Истребительные походы всегда проходили под водительством епископов и аббатов, для которых даже самые прекрасные храмы были очагами заразы и оплотами дьявола. Самыми ярыми разрушителями выступали «черноризые свиньи» - так греки называли монахов, которые выглядели, как люди, но жили, как свиньи. Эти аскеты были прирожденными разрушителями, а подавленные инстинкты лишь усиливали их агрессивность, к тому же ряды их пополнялись всевозможными сумасбродами и несуразными личностями. Даже происхождение наиболее выдающихся из них говорит о многом: Шенуте - пастух, Макарий - контрабандист, Моисей - грабитель с большой дороги, Антоний - двоечник. Их ученики и единомышленники предпочли «антикультуру» и снискали уважение христианского мира, не в последнюю очередь, благодаря тому, «что вышли на бой с дьяволом почти как «профессиональные боксеры» (Браун/ Brown)106.

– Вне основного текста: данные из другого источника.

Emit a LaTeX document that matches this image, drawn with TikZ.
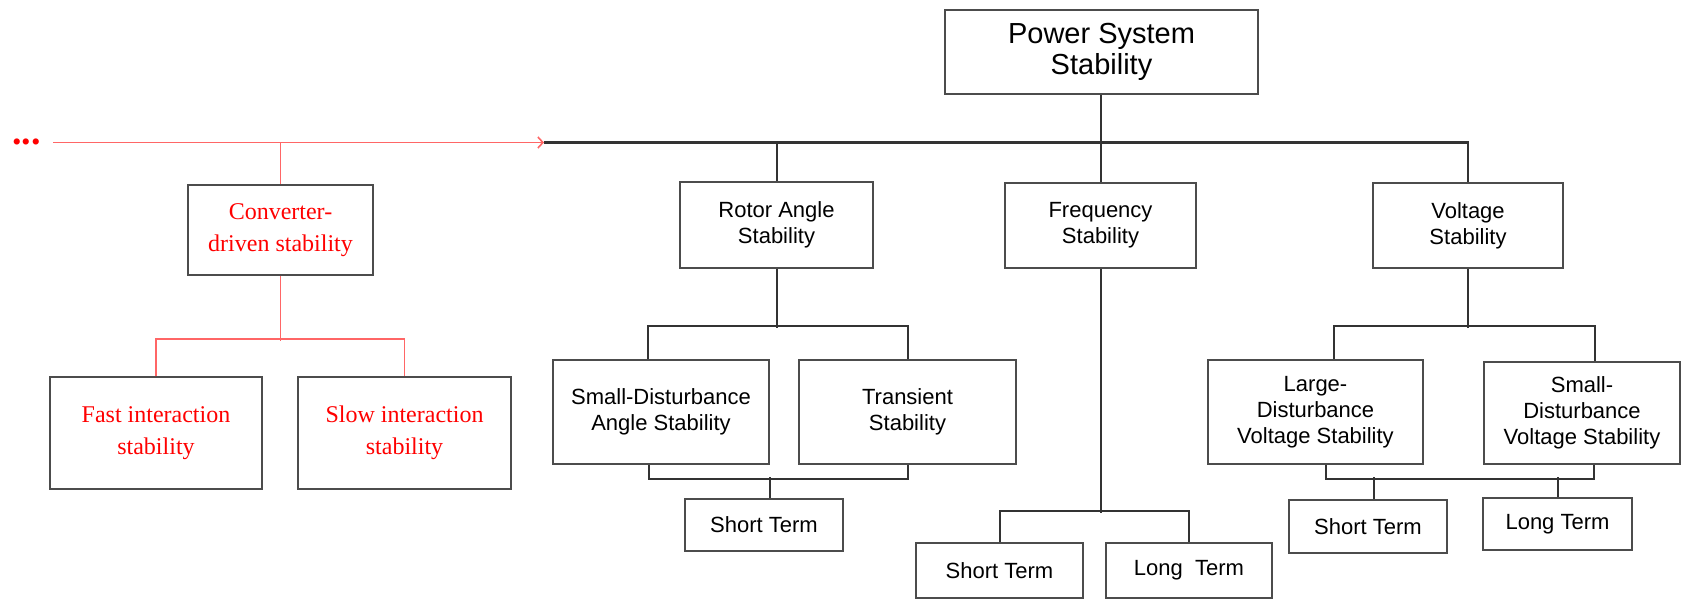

Взбудораженными ордами, зачастую в звериных шкурах, проносились они по стране, опустошали храмы, сжигали и уничтожали шедевры искусства при малейшем подозрении, что они представляют собой изображения идолов. С тех пор как государственные чиновники ослабили борьбу с язычеством, монахи взяли это дело в свои руки. Они всегда тут как тут, если уничтожается древняя святыня, сжигается «еретическая» церковь или синагога, а также - если запахнет деньгами. Толпы жаждущих добычи дотла опустошали заподозренные в неверии поселения. «Монахи совершают множество преступлений», - отважился пожаловаться епископу Амвросию император Феодосий I и 2 сентября 390 г. приказал выслать их из городов (впрочем, 17 апреля 392 г. император отменил свое распоряжение). Не исключено, что он вспомнил об одном тексте Либания, высокочтимого, убежденного язычника (от которого сохранилось множество речей и более полутора тысяч писем, которые делают его одной из наиболее понятных нам личностей в античности). Этот текст посвящен монахам, которыми столь пылко восхищались христиане: «Они сжирают больше, чем слоны, и опустощают кубок за кубком», но наловчились скрывать свой образ жизни «искусственной бледностью лица». Итак, Либаний жалуется в 389 г. в своем послании императору «Pro templis»*, что монахи, подобно диким потокам, проносятся по стране и опустошают ее, разрушая храмы. «Они штурмуют святыни, о, император, хотя еще существует твой закон, таскают за собой поленницы дров, вооруженные булыжниками и мечами, а то и без всего этого, полагаясь лишь на свои руки и ноги. После этого, как если бы это добро было бесхозным, они срывают крыши, валят стены, разбивают изображения богов и разрушают алтари. Священнослужителям остается выбор между молчанием и смертью. Разрушив один храм, они спешат ко второму, к третьему и, в насмешку над законом, хватают трофей за трофеем»107.